Playas pacificas Si bien sobre el Caribe y el Golfo de México las playas son numerosas y hermosas, bien vale la pena cruzarse hasta la costa del Pacífico para disfrutar también de estas aguas, aunque más no sea por la atracción de la famosísima Acapulco, sobre cuyo cielo aún suenan los acordes de “María bonita”. Sobre una bahía bien cerrada, recorrida por una avenida costera, se extienden una tras otra playas turísticas y sus consecuentes hoteles, donde se cruzan turistas de todo el mundo. En torno del zócalo abundan los pequeños negocios, los restaurantes, cafeterías y también un gran mercado artesanal. No está muy lejos el Fuerte de San Diego, construido en el siglo XVII para evitar los ataques piratas: restaurado después de un terremoto, hoy alberga el Museo Histórico de Acapulco.
Alrededor de doscientos kilómetros al norte de Acapulco, desde los años ‘70 viene ganando espacio Ixtapa, una ciudad enteramente levantada en esos años junto al vecino pueblo de pescadores de Zihuatanejo. Son de algún modo las dos caras de una misma moneda: una localidad turística nueva, sostenida por la conjunción hoteles-playa-diversión nocturna, y un pueblo tradicional y tranquilo firmemente decidido a seguir siéndolo. En Ixtapa se levantaron, además de hoteles, una marina, un centro comercial con los negocios de moda del momento, y un campo de golf. Queda poco de la vegetación primitiva, salvo algunos manglares al pie de la colina que cierra la bahía, como frontera natural con Zihuatanejo. A veces se ven algunos cocodrilos, pero en verdad la naturaleza aquí está perdiendo terreno. A Ixtapa se llega en avión desde numerosos puntos de México, y también desde algunas ciudades norteamericanas, fuente de un flujo turístico constante que en muchos casos busca iniciarse o disfrutar del buceo y el snorkeling en las claras aguas de esta región. Para esto, uno de los mejores lugares es la isla de Ixtapa, una reserva accesible tras un corto trayecto en lancha desde la costa. En algunas épocas del año, desde la playa también se avistan las ballenas que realizan su travesía anual hacia Baja California. Naturaleza aparte, en Ixtapa tientan los recuerdos de plata –no están lejos las minas de Taxco– y las noches de música mexicana regadas con tequila, el elixir mexicano en cuyos vahos sucumben hasta los más expertos bebedores.

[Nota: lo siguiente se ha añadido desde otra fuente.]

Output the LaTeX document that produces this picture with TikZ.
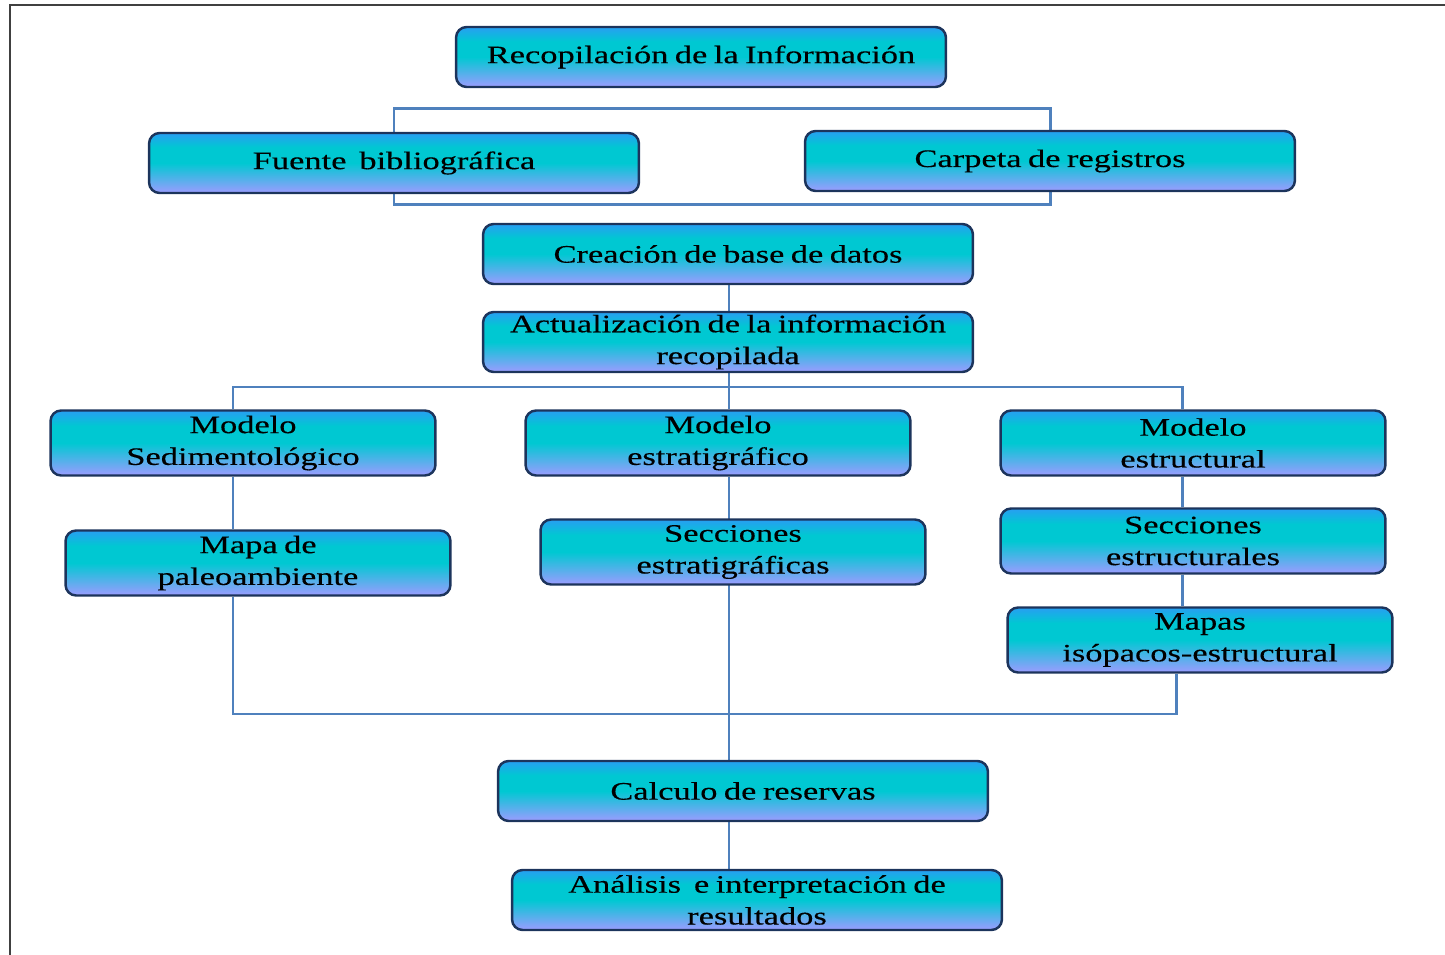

Una vez repuestos, será la hora de visitar el puerto de Zihuatanejo, donde se realiza una importante pesca artesanal. “Zihua”, como muchos lo conocen, creció al ritmo del desarrollo de Ixtapa, multiplicando su cantidad de habitantes, pero no perdió el alma: su pequeña bahía sigue siendo tierra de barcas y redes, sobrevolada por pelícanos hambrientos de la comida fácil que arrojan los barcos. Sin embargo, también hay playas y hoteles para el turismo, como Las Gatas o La Ropa: no tienen nada que temerle a sus vecinas, y el propio Jacques Cousteau consideraba a Zihuatanejo entre las diez bahías más hermosas del mundo. Y no se puede decir que no hubiera navegado lo suficiente los mares del globo. Si alguna duda queda, se puede tomar uno de los catamaranes turísticos que salen del puerto local al atardecer, hasta la puesta de sol: acompañados por los delfines, la bahía se va hundiendo en las sombras, el perfil de la costa se vuelve difuso y mágico, y los viajeros se sumen en un sueño impreciso donde se mezclan fantasía y realidad, con la misma suavidad con que el océano va a dar sobre la arena. Y al día siguiente, como el mar, siempre se podrá volver a empezar.